By doing their jobs — they’re all volunteers — they allow the city’s full-time cops and firefighters to do theirs.
On July 17, city administrators recognized three leaders of Warren’s Community Emergency Response Team (CERT) and offered words of thanks to all 86 members of the group, formed in 2002 after the Sept. 11 terrorist attacks on the United States.
“We’re obviously honoring them for dedication, service to the community and for being willing to stand up on a moment’s notice,” Warren Mayor Jim Fouts said. “Without their help, the police wouldn’t be able to take on more serious crime issues.”
Warren Police Commissioner Jere Green said he’s seen Warren’s CERT group evolve into an “outstanding organization” since its formation.

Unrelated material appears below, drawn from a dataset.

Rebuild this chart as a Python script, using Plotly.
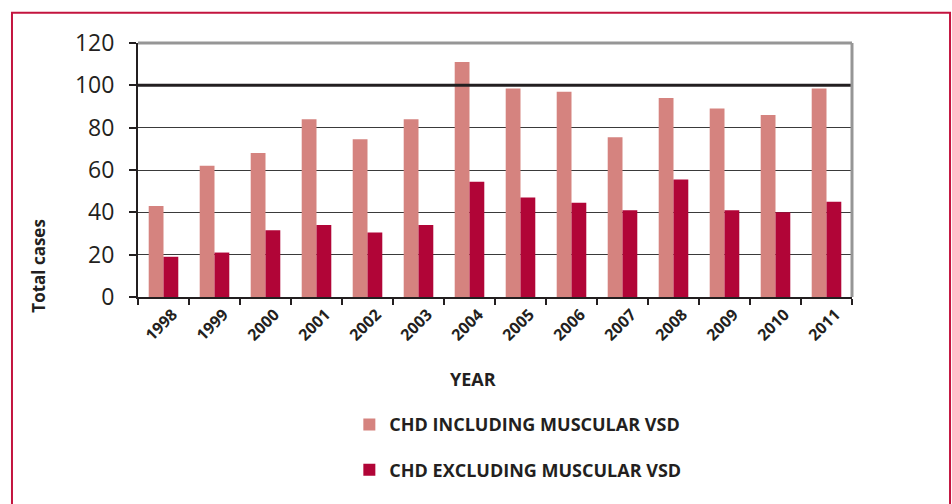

“It’s well-respected, it’s well-trained, it’s well-used, and the most important thing is you’ve incorporated the trust of the troops,” Green said. “They expect you to be out there when you’re called. They recognize your confidence. They know that you’re on the job and we all work together.
“It’s thankless work, but it is recognized by us and by the troops,” Green said.
CERT co-director Glen Kielbowicz said the group’s members are trained in CPR and the operation of automated external defibrillators. He said many are amateur radio operators and spotters for the National Weather Service. They’re also trained to perform search and rescue.
“It’s been a long road and we’ve come a long way, and we wanted to prove ourselves to the city and the mayor and the fire and police departments that we can provide a service to the city of Warren’s residents,” Kielbowicz said. “This is all about the CERT group. It’s not about us three individuals.”
Fouts said the group had collectively volunteered more than 7,000 service hours, which has real value in cash-strapped times. He said the group is typically called out for big events, including Warren’s Birthday Bash next month.
“They perform a valuable task. Their contributions are priceless,” Fouts said.